Philippe Borremans: I know that IBM face a couple of challenges in promoting women in research. Is that on your agenda as a communications officer?
Chris Sciacca: Absolutely. Not just IBM in general, but the ICT community at large, needs to improve the number of women that enter the field of science and technology, and we start at the very earliest level in the primary schools up to university. We host kids here at the lab every year, we give them tours, set up experiments and many of our female scientists are mentors. We also leverage our most successful female scientists in the press, in our videos, in social media. Dr Heike Riel is one of our IBM Fellows, which is the highest honour that we have, and she recently participated in a 26 x 26 social media campaign to attract women to science. We’ve also created videos with her because she has a particularly interesting story. Heike initially studied to be a carpenter. She became fascinated by physics very late in her career and she completely pivoted from wood working to nanotechnology. That’s a very compelling story, particularly for women who were maybe led down the wrong path and now are interested in changing careers.

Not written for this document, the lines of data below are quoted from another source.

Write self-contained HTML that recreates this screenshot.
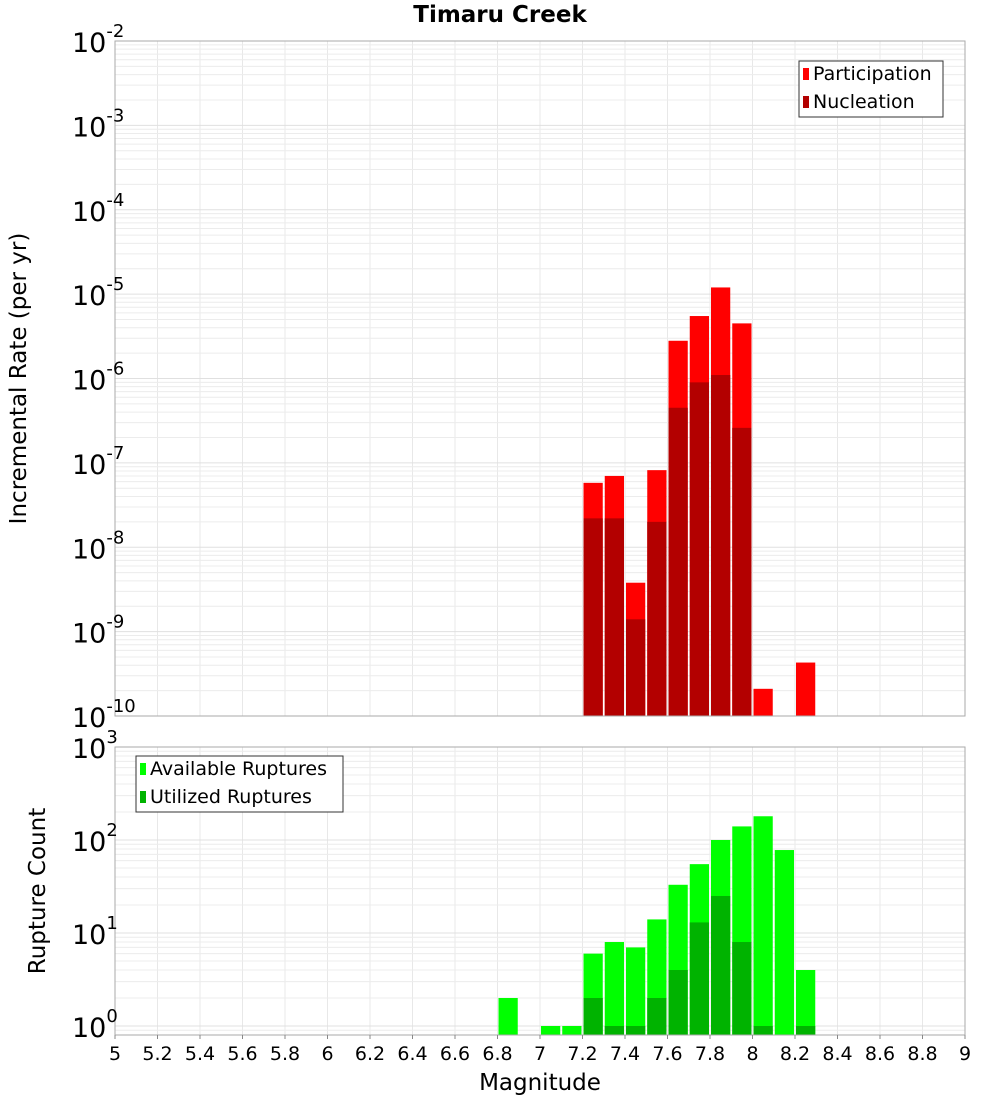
<!DOCTYPE html>
<html><head><meta charset="utf-8"><style>
body{margin:0;background:#fff;font-family:"Liberation Sans","DejaVu Sans",sans-serif}
svg text{font-family:"DejaVu Sans","Liberation Sans",sans-serif}
</style></head><body>
<svg id="c" width="1000" height="1100" xmlns="http://www.w3.org/2000/svg">
<text x="500" y="22" text-anchor="middle" font-size="23" font-weight="bold">Timaru Creek</text>
<g id="top"></g><g id="bot"></g>
</svg>
<script>
// Data
const topBins = [7.25,7.35,7.45,7.55,7.65,7.75,7.85,7.95,8.05,8.25];
const participation = [5.8e-8,7e-8,3.8e-9,8.2e-8,2.8e-6,5.5e-6,1.2e-5,4.5e-6,2.1e-10,4.3e-10];
const nucleation = [2.2e-8,2.2e-8,1.4e-9,2e-8,4.5e-7,9e-7,1.1e-6,2.6e-7,0,0];
const botBins = [6.85,7.05,7.15,7.25,7.35,7.45,7.55,7.65,7.75,7.85,7.95,8.05,8.15,8.25];
const available = [2,1,1,6,8,7,14,33,55,100,140,180,78,4];
const utilized = [0,0,0,2,1,1,2,4,13,25,8,1,0,1];
const xTicks = [5,5.2,5.4,5.6,5.8,6,6.2,6.4,6.6,6.8,7,7.2,7.4,7.6,7.8,8,8.2,8.4,8.6,8.8,9];
const topExp = [-2,-3,-4,-5,-6,-7,-8,-9,-10];
const botExp = [3,2,1,0];

const NS="http://www.w3.org/2000/svg";
const L=115,R=965;
const xs=v=>L+(v-5)*(R-L)/4;
function mk(p,tag,at){const e=document.createElementNS(NS,tag);for(const k in at)e.setAttribute(k,at[k]);p.appendChild(e);return e;}
function panel(g,top,bottom,yOf,eMin,eMax,exps,bins,s1,s2,c1,c2,n1,n2,legX,legY,legW,axisName,axisY){
  for(const t of xTicks){const l=mk(g,'line',{x1:xs(t),x2:xs(t),y1:top,y2:bottom,stroke:'#e8e8e8'});
    }
  for(let e=eMin-1;e<=eMax;e++)for(let m=1;m<10;m++){const y=yOf(m*Math.pow(10,e));if(y<top||y>bottom)continue;
    const l=mk(g,'line',{x1:L,x2:R,y1:y,y2:y,stroke:m==1?'#e0e0e0':'#ececec'});
    }
  const w=(R-L)/40;
  bins.forEach((b,i)=>{[[s1,c1,'bar-'+n1],[s2,c2,'bar-'+n2]].forEach(([s,c,nm])=>{const v=s[i];if(!v)return;
    const y=Math.max(top,yOf(v));const r=mk(g,'rect',{x:xs(b)-w/2+1,y:y,width:w-2,height:bottom-y,fill:c});
    });});
  mk(g,'rect',{x:L,y:top,width:R-L,height:bottom-top,fill:'none',stroke:'#aaa'});
  exps.forEach(e=>{const y=yOf(Math.pow(10,e));const t=mk(g,'text',{x:72,y:y+11,'font-size':'27'});
    t.innerHTML='10<tspan dy="-15" font-size="18">'+e+'</tspan>';});
  const a=mk(g,'text',{x:0,y:0,'font-size':'23','text-anchor':'middle',transform:`translate(${axisY},${(top+bottom)/2}) rotate(-90)`});
  a.textContent=axisName;
  const lg=mk(g,'g',{});
  mk(lg,'rect',{x:legX,y:legY,width:legW,height:56,fill:'#fff',stroke:'#333'});
  [[c1,n1.replace(/-/g,' ')],[c2,n2.replace(/-/g,' ')]].forEach(([c,n],i)=>{
    mk(lg,'rect',{x:legX+4,y:legY+7+i*28,width:6,height:12,fill:c});
    const t=mk(lg,'text',{x:legX+14,y:legY+19+i*28,'font-size':'19'});t.textContent=n.replace(/\b\w/g,s=>s.toUpperCase());
    });
}
const tg=document.getElementById('top'),bg=document.getElementById('bot');
panel(tg,41,716,v=>716-(Math.log10(v)+10)*84.375,-10,-2,topExp,topBins,participation,nucleation,'#ff0000','#b30000','participation','nucleation',799,61,144,'Incremental Rate (per yr)',26);
panel(bg,747,1035,v=>1026-Math.log10(v)*93,0,3,botExp,botBins,available,utilized,'#00ff00','#00b300','available-ruptures','utilized-ruptures',136,756,207,'Rupture Count',45);
xTicks.forEach(t=>{const e=mk(bg,'text',{x:xs(t),y:1060,'text-anchor':'middle','font-size':'19'});e.textContent=t;
  
  mk(bg,'line',{x1:xs(t),x2:xs(t),y1:1035,y2:1039,stroke:'#888'});});
const xt=mk(bg,'text',{x:540,y:1090,'text-anchor':'middle','font-size':'23'});xt.textContent='Magnitude';


</script>
</body></html>
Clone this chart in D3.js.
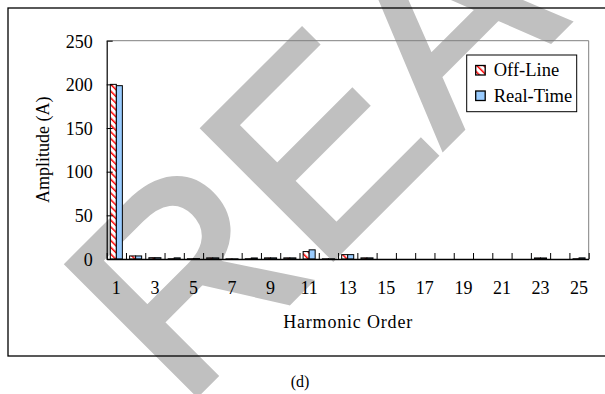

James Gillies: There are a number of points here. First of all gender neutrality is very important to us and so is showing the whole diversity of the research community here. That’s something we try to do in all of our communications. We endeavour to be gender-neutral in language in everything that we publish. Also, this is the last year of our current director general Rolf-Dieter Heuer and his successor is a woman, Fabiola Gianotti, who’ll be the first female director general of CERN. I think that’s a huge opportunity to spread the message that science is for everybody.
Philippe Borremans: To sum up, is storytelling the most important part or is there anything else that we didn’t really cover in how to make it easier to communicate science?
James Gillies: I certainly think storytelling and relevance are very important parts of it and the absolute importance of science being on the agenda of all kinds of stakeholders, from the general public to the people who’re deciding how we deal with all the major issues confronting society today. Because all of them – whether it’s energy or climate or water or whatever – they all need science. The stakes I think are extremely high. Organisations like CERN, big, high profile scientific organisations have an almost moral obligation to get science on the agenda.